--- BEGIN RECORDS SUPPLIED ---

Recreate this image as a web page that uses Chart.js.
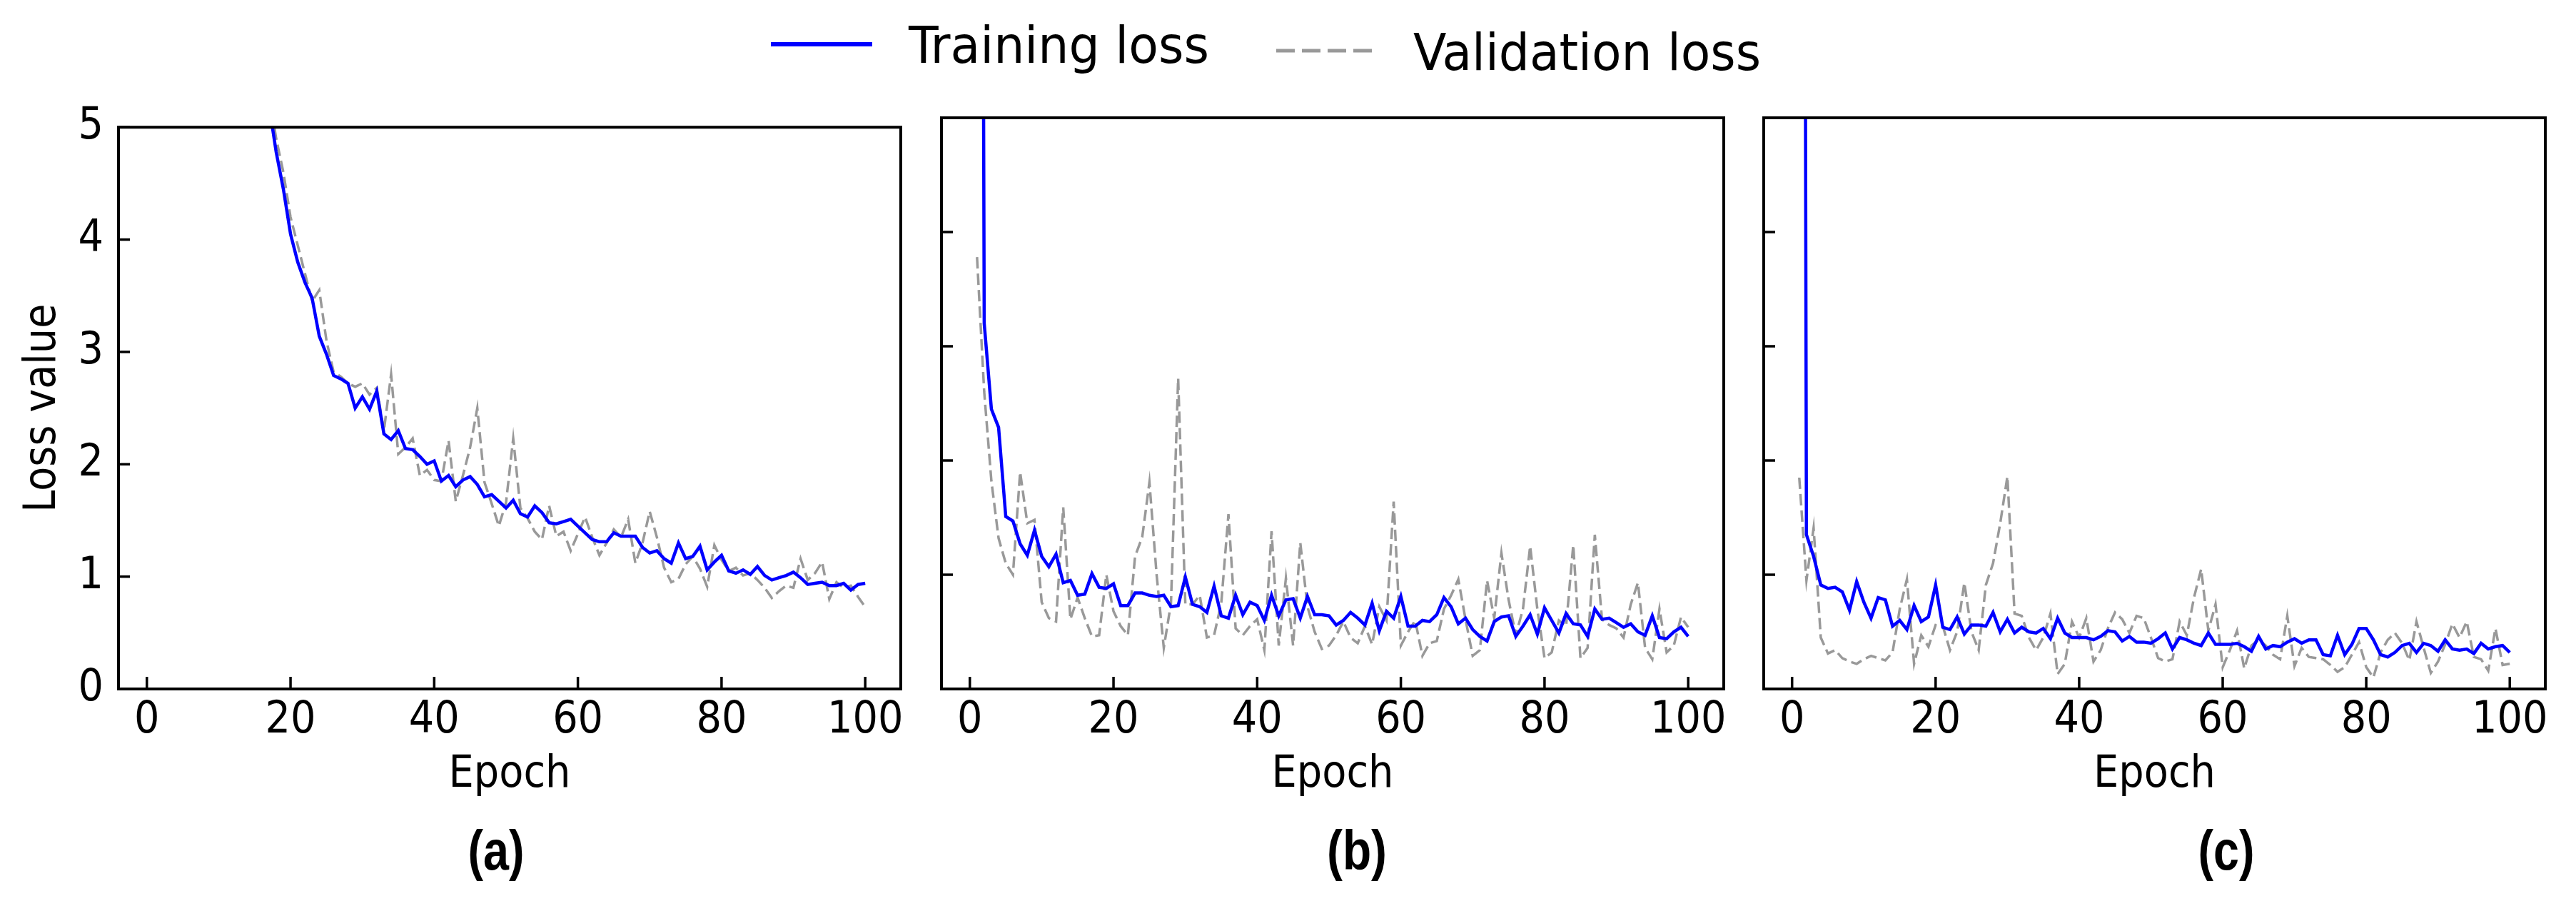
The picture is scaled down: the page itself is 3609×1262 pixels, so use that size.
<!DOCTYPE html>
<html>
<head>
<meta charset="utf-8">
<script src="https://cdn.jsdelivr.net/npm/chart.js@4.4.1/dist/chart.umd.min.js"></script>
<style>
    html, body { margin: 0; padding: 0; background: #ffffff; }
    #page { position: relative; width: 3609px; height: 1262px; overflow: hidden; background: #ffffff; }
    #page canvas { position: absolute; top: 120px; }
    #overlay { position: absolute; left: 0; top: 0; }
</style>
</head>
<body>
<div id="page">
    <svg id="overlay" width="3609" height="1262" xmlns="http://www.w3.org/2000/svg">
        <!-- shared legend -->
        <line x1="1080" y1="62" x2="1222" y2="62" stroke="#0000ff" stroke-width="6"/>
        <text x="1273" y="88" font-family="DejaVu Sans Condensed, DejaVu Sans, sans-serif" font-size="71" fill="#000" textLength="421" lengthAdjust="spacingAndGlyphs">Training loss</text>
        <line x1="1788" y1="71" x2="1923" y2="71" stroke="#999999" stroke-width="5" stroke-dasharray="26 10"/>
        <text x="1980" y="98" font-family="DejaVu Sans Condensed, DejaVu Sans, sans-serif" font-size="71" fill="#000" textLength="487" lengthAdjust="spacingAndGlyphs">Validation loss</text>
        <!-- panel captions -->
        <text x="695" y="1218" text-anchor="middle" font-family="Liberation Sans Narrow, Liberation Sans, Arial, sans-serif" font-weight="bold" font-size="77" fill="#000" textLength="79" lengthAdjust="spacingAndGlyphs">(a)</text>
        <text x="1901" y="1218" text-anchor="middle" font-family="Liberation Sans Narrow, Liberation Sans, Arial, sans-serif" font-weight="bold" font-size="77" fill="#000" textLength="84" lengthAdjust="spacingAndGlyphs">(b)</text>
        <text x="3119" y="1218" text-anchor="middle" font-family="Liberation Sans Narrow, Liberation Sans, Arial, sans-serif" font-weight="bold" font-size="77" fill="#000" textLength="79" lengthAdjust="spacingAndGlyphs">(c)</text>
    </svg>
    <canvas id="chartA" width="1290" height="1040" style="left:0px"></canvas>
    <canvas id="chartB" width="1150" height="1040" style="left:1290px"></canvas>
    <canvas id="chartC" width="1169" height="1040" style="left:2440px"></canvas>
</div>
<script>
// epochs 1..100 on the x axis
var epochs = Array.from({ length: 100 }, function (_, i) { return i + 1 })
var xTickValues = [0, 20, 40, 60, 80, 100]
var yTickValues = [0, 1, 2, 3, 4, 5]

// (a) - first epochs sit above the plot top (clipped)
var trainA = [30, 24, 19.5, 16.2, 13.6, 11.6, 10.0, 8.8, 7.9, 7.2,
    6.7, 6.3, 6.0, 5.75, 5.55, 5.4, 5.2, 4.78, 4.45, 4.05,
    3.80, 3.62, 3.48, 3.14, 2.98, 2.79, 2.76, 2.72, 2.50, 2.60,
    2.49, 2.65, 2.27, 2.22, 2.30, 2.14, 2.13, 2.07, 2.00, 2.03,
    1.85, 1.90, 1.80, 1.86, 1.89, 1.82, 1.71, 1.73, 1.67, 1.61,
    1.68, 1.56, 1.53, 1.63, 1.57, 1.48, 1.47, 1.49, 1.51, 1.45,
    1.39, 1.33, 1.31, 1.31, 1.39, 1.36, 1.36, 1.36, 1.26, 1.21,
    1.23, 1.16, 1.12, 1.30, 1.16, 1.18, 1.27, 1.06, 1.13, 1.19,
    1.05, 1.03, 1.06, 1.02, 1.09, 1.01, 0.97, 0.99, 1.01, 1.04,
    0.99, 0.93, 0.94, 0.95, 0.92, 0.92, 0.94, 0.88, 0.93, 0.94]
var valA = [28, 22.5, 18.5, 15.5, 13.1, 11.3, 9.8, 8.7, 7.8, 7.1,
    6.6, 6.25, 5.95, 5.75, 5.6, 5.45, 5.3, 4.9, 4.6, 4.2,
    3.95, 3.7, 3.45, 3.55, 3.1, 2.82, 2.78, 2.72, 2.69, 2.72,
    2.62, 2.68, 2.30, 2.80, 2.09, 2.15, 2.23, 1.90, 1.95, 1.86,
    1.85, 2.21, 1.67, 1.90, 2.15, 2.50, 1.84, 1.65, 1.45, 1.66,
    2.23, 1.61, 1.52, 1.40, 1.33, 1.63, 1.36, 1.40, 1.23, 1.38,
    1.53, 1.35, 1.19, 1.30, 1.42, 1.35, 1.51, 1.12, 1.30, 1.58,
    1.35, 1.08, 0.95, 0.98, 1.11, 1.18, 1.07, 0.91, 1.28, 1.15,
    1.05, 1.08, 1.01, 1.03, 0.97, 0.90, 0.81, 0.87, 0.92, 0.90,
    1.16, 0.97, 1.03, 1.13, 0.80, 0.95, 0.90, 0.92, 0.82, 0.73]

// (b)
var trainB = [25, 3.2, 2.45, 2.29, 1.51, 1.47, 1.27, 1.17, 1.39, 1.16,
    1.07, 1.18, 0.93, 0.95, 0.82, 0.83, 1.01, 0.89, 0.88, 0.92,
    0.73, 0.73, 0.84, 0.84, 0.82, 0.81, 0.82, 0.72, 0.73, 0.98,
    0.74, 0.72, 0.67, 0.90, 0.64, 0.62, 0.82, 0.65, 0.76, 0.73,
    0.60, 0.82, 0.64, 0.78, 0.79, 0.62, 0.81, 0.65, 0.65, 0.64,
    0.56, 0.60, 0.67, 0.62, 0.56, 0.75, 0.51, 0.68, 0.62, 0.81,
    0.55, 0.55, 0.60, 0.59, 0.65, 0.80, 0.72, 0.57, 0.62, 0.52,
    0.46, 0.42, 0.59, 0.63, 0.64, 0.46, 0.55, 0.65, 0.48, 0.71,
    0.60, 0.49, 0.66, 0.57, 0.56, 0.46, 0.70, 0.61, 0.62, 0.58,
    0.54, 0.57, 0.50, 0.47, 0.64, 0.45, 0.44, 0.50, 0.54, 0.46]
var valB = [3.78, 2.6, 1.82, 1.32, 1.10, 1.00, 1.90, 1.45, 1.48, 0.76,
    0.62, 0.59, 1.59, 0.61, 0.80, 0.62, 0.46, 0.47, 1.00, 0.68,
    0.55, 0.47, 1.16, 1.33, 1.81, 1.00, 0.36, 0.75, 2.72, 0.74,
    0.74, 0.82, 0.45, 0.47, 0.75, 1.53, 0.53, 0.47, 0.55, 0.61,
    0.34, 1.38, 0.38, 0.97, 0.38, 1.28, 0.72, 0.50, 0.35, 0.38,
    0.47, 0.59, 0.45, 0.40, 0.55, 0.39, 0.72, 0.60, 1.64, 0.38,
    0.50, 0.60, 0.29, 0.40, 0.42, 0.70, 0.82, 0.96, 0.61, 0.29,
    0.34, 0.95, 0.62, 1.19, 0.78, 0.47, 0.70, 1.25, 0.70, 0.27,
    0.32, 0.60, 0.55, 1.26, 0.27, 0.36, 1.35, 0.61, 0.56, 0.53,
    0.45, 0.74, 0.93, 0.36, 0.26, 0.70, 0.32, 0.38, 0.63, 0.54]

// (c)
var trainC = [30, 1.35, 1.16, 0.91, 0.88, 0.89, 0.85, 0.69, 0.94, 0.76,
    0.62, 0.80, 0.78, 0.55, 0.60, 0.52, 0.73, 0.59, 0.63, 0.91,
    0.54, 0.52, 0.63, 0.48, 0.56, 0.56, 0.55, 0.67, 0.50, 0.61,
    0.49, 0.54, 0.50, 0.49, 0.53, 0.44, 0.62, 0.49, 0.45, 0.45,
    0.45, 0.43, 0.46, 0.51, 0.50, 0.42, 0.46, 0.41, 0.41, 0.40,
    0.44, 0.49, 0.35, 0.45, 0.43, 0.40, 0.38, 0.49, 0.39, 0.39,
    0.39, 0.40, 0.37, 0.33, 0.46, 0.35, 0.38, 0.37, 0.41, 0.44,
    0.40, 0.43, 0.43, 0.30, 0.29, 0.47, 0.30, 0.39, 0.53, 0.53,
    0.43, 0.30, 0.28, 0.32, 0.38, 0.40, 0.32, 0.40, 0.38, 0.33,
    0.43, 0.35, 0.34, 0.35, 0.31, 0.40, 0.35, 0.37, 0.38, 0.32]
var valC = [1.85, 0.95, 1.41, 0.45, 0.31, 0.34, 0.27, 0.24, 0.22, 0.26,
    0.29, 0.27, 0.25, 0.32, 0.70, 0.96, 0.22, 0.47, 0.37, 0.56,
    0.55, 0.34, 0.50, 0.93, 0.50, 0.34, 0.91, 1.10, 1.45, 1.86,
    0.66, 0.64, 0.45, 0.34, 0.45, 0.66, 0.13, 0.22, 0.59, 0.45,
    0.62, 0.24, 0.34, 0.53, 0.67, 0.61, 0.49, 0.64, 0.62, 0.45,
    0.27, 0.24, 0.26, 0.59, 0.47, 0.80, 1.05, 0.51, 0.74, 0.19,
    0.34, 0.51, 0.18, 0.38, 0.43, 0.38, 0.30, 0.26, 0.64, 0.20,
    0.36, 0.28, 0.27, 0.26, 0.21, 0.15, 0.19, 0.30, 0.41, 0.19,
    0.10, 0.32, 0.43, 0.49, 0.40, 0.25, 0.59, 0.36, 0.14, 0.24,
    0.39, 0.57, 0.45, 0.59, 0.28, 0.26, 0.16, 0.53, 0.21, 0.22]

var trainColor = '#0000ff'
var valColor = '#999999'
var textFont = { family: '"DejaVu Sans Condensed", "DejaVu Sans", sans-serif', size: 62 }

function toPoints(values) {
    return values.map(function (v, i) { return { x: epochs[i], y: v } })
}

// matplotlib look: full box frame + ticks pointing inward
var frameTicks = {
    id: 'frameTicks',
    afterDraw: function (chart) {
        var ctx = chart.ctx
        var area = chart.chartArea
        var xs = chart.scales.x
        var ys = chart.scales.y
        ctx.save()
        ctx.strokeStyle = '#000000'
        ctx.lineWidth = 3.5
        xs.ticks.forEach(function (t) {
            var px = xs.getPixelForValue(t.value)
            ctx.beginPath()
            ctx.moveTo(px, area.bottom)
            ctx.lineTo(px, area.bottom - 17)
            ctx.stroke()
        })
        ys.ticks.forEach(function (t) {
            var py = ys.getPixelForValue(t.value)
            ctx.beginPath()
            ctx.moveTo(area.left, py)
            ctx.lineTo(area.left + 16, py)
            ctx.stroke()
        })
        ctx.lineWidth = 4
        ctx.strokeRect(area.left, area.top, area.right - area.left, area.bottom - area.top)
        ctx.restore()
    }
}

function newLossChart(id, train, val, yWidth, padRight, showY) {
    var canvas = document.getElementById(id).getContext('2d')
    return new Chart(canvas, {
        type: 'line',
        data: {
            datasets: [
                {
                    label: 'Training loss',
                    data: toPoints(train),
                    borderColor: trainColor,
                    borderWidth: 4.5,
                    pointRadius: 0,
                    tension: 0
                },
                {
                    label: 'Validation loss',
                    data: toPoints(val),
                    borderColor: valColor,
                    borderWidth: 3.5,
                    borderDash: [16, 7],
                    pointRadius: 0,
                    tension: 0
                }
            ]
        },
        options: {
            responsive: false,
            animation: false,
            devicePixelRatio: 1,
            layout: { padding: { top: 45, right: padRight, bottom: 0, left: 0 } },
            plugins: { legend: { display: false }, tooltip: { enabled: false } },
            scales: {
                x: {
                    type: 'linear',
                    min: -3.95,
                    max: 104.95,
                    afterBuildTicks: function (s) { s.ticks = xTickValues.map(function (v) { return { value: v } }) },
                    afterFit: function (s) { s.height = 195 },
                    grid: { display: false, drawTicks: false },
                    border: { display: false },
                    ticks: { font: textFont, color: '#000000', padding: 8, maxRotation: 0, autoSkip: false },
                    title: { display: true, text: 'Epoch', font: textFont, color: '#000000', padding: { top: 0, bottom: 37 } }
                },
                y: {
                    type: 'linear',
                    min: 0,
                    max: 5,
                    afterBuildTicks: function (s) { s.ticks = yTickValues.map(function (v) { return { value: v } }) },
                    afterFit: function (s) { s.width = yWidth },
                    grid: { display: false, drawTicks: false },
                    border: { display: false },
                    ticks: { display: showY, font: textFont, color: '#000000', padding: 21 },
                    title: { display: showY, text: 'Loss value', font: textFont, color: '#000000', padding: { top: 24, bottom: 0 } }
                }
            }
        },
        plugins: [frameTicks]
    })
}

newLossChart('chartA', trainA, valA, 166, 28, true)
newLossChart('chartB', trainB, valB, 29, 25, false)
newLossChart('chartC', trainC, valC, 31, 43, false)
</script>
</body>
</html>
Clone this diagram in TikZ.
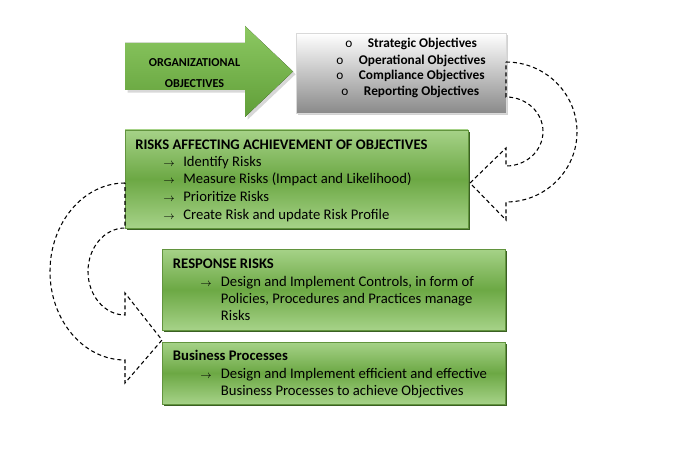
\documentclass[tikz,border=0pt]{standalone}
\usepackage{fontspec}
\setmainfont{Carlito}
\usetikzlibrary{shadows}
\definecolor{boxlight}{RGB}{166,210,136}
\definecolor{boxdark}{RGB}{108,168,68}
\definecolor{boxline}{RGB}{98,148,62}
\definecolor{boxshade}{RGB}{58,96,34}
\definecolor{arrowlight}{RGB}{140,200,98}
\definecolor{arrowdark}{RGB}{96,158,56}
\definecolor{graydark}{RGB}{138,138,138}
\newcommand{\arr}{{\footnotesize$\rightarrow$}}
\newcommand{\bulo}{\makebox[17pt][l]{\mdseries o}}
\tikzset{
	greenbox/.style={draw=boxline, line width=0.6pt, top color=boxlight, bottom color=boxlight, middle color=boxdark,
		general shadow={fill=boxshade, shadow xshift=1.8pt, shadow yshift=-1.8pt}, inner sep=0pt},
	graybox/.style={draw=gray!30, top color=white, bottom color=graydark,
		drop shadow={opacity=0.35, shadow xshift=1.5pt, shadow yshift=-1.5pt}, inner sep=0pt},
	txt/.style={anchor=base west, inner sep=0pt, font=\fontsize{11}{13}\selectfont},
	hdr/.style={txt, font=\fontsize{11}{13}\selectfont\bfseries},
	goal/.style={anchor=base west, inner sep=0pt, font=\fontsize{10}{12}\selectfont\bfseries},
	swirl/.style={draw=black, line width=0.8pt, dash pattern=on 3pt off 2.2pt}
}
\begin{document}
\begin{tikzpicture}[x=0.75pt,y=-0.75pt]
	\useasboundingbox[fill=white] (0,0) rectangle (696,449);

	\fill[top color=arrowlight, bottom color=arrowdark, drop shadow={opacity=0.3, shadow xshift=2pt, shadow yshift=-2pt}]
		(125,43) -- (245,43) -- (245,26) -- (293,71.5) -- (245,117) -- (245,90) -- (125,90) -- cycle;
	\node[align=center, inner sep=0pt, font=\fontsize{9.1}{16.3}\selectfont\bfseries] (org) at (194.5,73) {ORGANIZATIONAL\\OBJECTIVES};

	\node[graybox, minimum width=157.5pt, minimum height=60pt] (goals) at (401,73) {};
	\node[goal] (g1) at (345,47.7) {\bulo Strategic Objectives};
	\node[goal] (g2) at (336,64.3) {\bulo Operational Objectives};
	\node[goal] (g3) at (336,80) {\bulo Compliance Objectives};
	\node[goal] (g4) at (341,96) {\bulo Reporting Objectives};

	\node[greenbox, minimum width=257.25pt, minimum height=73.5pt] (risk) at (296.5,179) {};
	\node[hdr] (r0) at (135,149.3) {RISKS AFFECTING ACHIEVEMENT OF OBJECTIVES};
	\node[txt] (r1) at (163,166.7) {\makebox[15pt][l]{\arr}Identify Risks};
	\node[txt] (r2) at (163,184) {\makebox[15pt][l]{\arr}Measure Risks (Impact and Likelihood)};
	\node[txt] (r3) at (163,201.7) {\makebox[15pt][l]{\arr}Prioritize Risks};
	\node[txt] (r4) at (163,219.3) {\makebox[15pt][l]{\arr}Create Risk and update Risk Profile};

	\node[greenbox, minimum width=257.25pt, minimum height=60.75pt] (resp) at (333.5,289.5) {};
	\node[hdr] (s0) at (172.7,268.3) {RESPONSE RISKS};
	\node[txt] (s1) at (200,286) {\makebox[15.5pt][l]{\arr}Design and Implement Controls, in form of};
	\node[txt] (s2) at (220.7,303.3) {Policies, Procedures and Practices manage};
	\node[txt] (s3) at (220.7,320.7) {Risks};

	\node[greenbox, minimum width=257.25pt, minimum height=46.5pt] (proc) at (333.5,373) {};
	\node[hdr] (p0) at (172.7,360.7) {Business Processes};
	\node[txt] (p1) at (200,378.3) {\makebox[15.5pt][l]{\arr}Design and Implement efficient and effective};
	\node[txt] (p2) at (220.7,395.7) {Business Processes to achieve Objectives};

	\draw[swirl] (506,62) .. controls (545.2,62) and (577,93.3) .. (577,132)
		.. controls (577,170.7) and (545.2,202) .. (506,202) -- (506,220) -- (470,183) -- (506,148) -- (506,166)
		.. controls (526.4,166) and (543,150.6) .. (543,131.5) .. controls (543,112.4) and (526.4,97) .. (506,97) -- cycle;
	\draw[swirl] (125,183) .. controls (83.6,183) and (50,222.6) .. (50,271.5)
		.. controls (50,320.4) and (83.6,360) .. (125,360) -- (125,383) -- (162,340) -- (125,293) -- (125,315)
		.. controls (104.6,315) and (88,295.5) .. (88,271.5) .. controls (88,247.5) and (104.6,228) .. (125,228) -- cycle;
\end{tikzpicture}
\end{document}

--- END RECORDS SUPPLIED ---

# THE TASK
Repeat only the lines from the one with "Clone this diagram in TikZ." down to the one with "(org) at (194.5,73)", word for word and both included, and leave the pictures out.

# PROBLEM SOLUTION
Clone this diagram in TikZ.
\documentclass[tikz,border=0pt]{standalone}
\usepackage{fontspec}
\setmainfont{Carlito}
\usetikzlibrary{shadows}
\definecolor{boxlight}{RGB}{166,210,136}
\definecolor{boxdark}{RGB}{108,168,68}
\definecolor{boxline}{RGB}{98,148,62}
\definecolor{boxshade}{RGB}{58,96,34}
\definecolor{arrowlight}{RGB}{140,200,98}
\definecolor{arrowdark}{RGB}{96,158,56}
\definecolor{graydark}{RGB}{138,138,138}
\newcommand{\arr}{{\footnotesize$\rightarrow$}}
\newcommand{\bulo}{\makebox[17pt][l]{\mdseries o}}
\tikzset{
	greenbox/.style={draw=boxline, line width=0.6pt, top color=boxlight, bottom color=boxlight, middle color=boxdark,
		general shadow={fill=boxshade, shadow xshift=1.8pt, shadow yshift=-1.8pt}, inner sep=0pt},
	graybox/.style={draw=gray!30, top color=white, bottom color=graydark,
		drop shadow={opacity=0.35, shadow xshift=1.5pt, shadow yshift=-1.5pt}, inner sep=0pt},
	txt/.style={anchor=base west, inner sep=0pt, font=\fontsize{11}{13}\selectfont},
	hdr/.style={txt, font=\fontsize{11}{13}\selectfont\bfseries},
	goal/.style={anchor=base west, inner sep=0pt, font=\fontsize{10}{12}\selectfont\bfseries},
	swirl/.style={draw=black, line width=0.8pt, dash pattern=on 3pt off 2.2pt}
}
\begin{document}
\begin{tikzpicture}[x=0.75pt,y=-0.75pt]
	\useasboundingbox[fill=white] (0,0) rectangle (696,449);

	\fill[top color=arrowlight, bottom color=arrowdark, drop shadow={opacity=0.3, shadow xshift=2pt, shadow yshift=-2pt}]
		(125,43) -- (245,43) -- (245,26) -- (293,71.5) -- (245,117) -- (245,90) -- (125,90) -- cycle;
	\node[align=center, inner sep=0pt, font=\fontsize{9.1}{16.3}\selectfont\bfseries] (org) at (194.5,73) {ORGANIZATIONAL\\OBJECTIVES};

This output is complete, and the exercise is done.